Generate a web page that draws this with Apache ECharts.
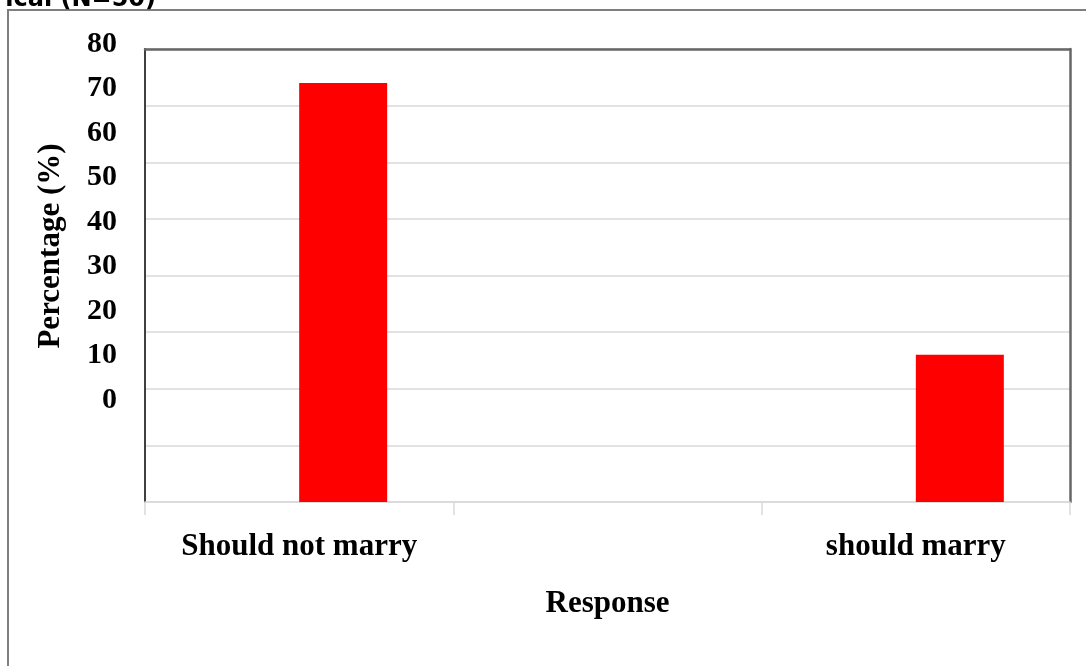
<!DOCTYPE html>
<html>
<head>
<meta charset="utf-8">
<title>Response percentage</title>
<script src="https://cdn.jsdelivr.net/npm/echarts@6/dist/echarts.min.js"></script>
<style>
  html, body { margin: 0; padding: 0; background: #ffffff; }
  #chart { width: 1086px; height: 666px; }
</style>
</head>
<body>
<div id="chart"></div>
<script>
// Response categories (the middle slot is an empty category)
const categories = ['Should not marry', '', 'should marry'];
// Percentage of respondents per category
const responseValues = [74, null, 26];
// Empty companion series that holds the left half of each category slot
const spacerValues = [null, null, null];
// Vertical axis range and step
const yMin = 0;
const yMax = 80;
const yStep = 10;

const serif = '"Liberation Serif", "Times New Roman", serif';
const chart = echarts.init(document.getElementById('chart'), null, { renderer: 'canvas' });

chart.setOption({
  backgroundColor: '#ffffff',
  animation: false,
  graphic: [
    {
      type: 'rect',
      shape: { x: 8, y: 10, width: 1100, height: 700 },
      style: { fill: 'none', stroke: '#7f7f7f', lineWidth: 2 },
      silent: true
    },
    {
      type: 'text',
      x: 156, y: 12,
      style: {
        text: 'ical (N=50)',
        font: 'bold 24px "DejaVu Sans", Verdana, sans-serif',
        fill: '#000000',
        align: 'right',
        verticalAlign: 'bottom'
      }
    },
    {
      type: 'text',
      x: 51, y: 246,
      rotation: Math.PI / 2,
      style: {
        text: 'Percentage (%)',
        font: 'bold 31px ' + serif,
        fill: '#000000',
        align: 'center',
        verticalAlign: 'middle'
      }
    }
  ],
  grid: [
    { left: 145, right: 16, top: 49, bottom: 164 },
    { left: 145, right: 16, top: 44, bottom: 266 }
  ],
  xAxis: [
    {
      type: 'category',
      gridIndex: 0,
      data: categories,
      position: 'bottom',
      axisLine: { onZero: false, lineStyle: { color: '#d9d9d9', width: 1.5 } },
      axisTick: { show: true, length: 13, lineStyle: { color: '#d9d9d9', width: 1.5 } },
      axisLabel: {
        interval: 0,
        margin: 29,
        color: '#000000',
        fontFamily: serif,
        fontWeight: 'bold',
        fontSize: 31
      },
      name: 'Response',
      nameLocation: 'middle',
      nameGap: 86,
      nameTextStyle: { color: '#000000', fontFamily: serif, fontWeight: 'bold', fontSize: 31 }
    },
    {
      type: 'category',
      gridIndex: 0,
      data: categories,
      position: 'top',
      axisLine: { onZero: false, lineStyle: { color: '#666666', width: 2.5 } },
      axisTick: { show: false },
      axisLabel: { show: false }
    },
    {
      type: 'category',
      gridIndex: 1,
      data: categories,
      show: false
    }
  ],
  yAxis: [
    {
      type: 'value',
      gridIndex: 0,
      min: yMin, max: yMax, interval: yStep,
      position: 'left',
      axisLine: { show: true, onZero: false, lineStyle: { color: '#404040', width: 2 } },
      axisTick: { show: false },
      axisLabel: { show: false },
      splitLine: { show: true, lineStyle: { color: '#d9d9d9', width: 1.5 } }
    },
    {
      type: 'value',
      gridIndex: 0,
      min: yMin, max: yMax, interval: yStep,
      position: 'right',
      axisLine: { show: true, onZero: false, lineStyle: { color: '#666666', width: 2.5 } },
      axisTick: { show: false },
      axisLabel: { show: false },
      splitLine: { show: false }
    },
    {
      type: 'value',
      gridIndex: 1,
      min: yMin, max: yMax, interval: yStep,
      position: 'left',
      axisLine: { show: false },
      axisTick: { show: false },
      splitLine: { show: false },
      axisLabel: {
        margin: 28,
        color: '#000000',
        fontFamily: serif,
        fontWeight: 'bold',
        fontSize: 30,
        showMinLabel: true,
        showMaxLabel: true
      }
    }
  ],
  series: [
    {
      type: 'bar',
      xAxisIndex: 0,
      yAxisIndex: 0,
      data: spacerValues,
      barWidth: 88,
      barGap: '0%',
      itemStyle: { color: 'rgba(0,0,0,0)' },
      silent: true
    },
    {
      type: 'bar',
      name: 'Percentage',
      xAxisIndex: 0,
      yAxisIndex: 0,
      data: responseValues,
      barWidth: 88,
      barGap: '0%',
      itemStyle: { color: '#ff0000' }
    }
  ]
});
</script>
</body>
</html>
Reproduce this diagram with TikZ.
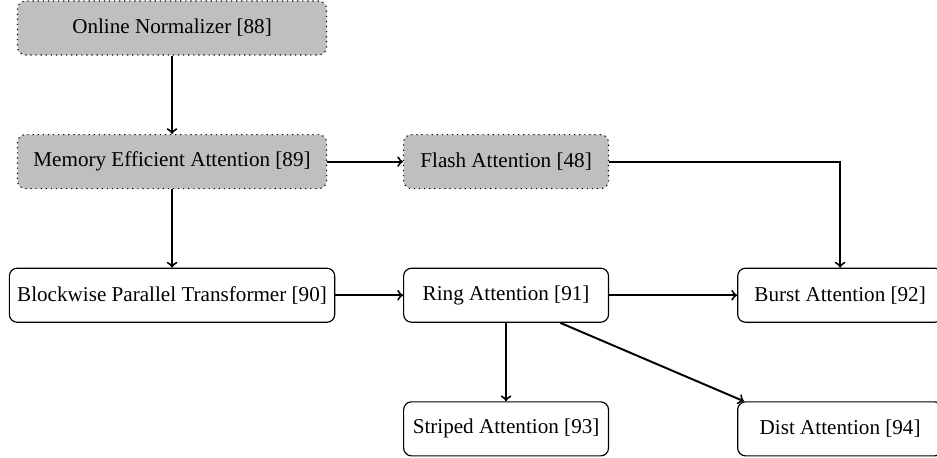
- - -
Your task is to repeat the material above exactly, without its pictures.

■ Answer for the task
Generate a web page that draws this with Apache ECharts.
<!DOCTYPE html>
<html>
<head>
<meta charset="utf-8">
<title>Response percentage</title>
<script src="https://cdn.jsdelivr.net/npm/echarts@6/dist/echarts.min.js"></script>
<style>
  html, body { margin: 0; padding: 0; background: #ffffff; }
  #chart { width: 1086px; height: 666px; }
</style>
</head>
<body>
<div id="chart"></div>
<script>
// Response categories (the middle slot is an empty category)
const categories = ['Should not marry', '', 'should marry'];
// Percentage of respondents per category
const responseValues = [74, null, 26];
// Empty companion series that holds the left half of each category slot
const spacerValues = [null, null, null];
// Vertical axis range and step
const yMin = 0;
const yMax = 80;
const yStep = 10;

const serif = '"Liberation Serif", "Times New Roman", serif';
const chart = echarts.init(document.getElementById('chart'), null, { renderer: 'canvas' });

chart.setOption({
  backgroundColor: '#ffffff',
  animation: false,
  graphic: [
    {
      type: 'rect',
      shape: { x: 8, y: 10, width: 1100, height: 700 },
      style: { fill: 'none', stroke: '#7f7f7f', lineWidth: 2 },
      silent: true
    },
    {
      type: 'text',
      x: 156, y: 12,
      style: {
        text: 'ical (N=50)',
        font: 'bold 24px "DejaVu Sans", Verdana, sans-serif',
        fill: '#000000',
        align: 'right',
        verticalAlign: 'bottom'
      }
    },
    {
      type: 'text',
      x: 51, y: 246,
      rotation: Math.PI / 2,
      style: {
        text: 'Percentage (%)',
        font: 'bold 31px ' + serif,
        fill: '#000000',
        align: 'center',
        verticalAlign: 'middle'
      }
    }
  ],
  grid: [
    { left: 145, right: 16, top: 49, bottom: 164 },
    { left: 145, right: 16, top: 44, bottom: 266 }
  ],
  xAxis: [
    {
      type: 'category',
      gridIndex: 0,
      data: categories,
      position: 'bottom',
      axisLine: { onZero: false, lineStyle: { color: '#d9d9d9', width: 1.5 } },
      axisTick: { show: true, length: 13, lineStyle: { color: '#d9d9d9', width: 1.5 } },
      axisLabel: {
        interval: 0,
        margin: 29,
        color: '#000000',
        fontFamily: serif,
        fontWeight: 'bold',
        fontSize: 31
      },
      name: 'Response',
      nameLocation: 'middle',
      nameGap: 86,
      nameTextStyle: { color: '#000000', fontFamily: serif, fontWeight: 'bold', fontSize: 31 }
    },
    {
      type: 'category',
      gridIndex: 0,
      data: categories,
      position: 'top',
      axisLine: { onZero: false, lineStyle: { color: '#666666', width: 2.5 } },
      axisTick: { show: false },
      axisLabel: { show: false }
    },
    {
      type: 'category',
      gridIndex: 1,
      data: categories,
      show: false
    }
  ],
  yAxis: [
    {
      type: 'value',
      gridIndex: 0,
      min: yMin, max: yMax, interval: yStep,
      position: 'left',
      axisLine: { show: true, onZero: false, lineStyle: { color: '#404040', width: 2 } },
      axisTick: { show: false },
      axisLabel: { show: false },
      splitLine: { show: true, lineStyle: { color: '#d9d9d9', width: 1.5 } }
    },
    {
      type: 'value',
      gridIndex: 0,
      min: yMin, max: yMax, interval: yStep,
      position: 'right',
      axisLine: { show: true, onZero: false, lineStyle: { color: '#666666', width: 2.5 } },
      axisTick: { show: false },
      axisLabel: { show: false },
      splitLine: { show: false }
    },
    {
      type: 'value',
      gridIndex: 1,
      min: yMin, max: yMax, interval: yStep,
      position: 'left',
      axisLine: { show: false },
      axisTick: { show: false },
      splitLine: { show: false },
      axisLabel: {
        margin: 28,
        color: '#000000',
        fontFamily: serif,
        fontWeight: 'bold',
        fontSize: 30,
        showMinLabel: true,
        showMaxLabel: true
      }
    }
  ],
  series: [
    {
      type: 'bar',
      xAxisIndex: 0,
      yAxisIndex: 0,
      data: spacerValues,
      barWidth: 88,
      barGap: '0%',
      itemStyle: { color: 'rgba(0,0,0,0)' },
      silent: true
    },
    {
      type: 'bar',
      name: 'Percentage',
      xAxisIndex: 0,
      yAxisIndex: 0,
      data: responseValues,
      barWidth: 88,
      barGap: '0%',
      itemStyle: { color: '#ff0000' }
    }
  ]
});
</script>
</body>
</html>
Reproduce this diagram with TikZ.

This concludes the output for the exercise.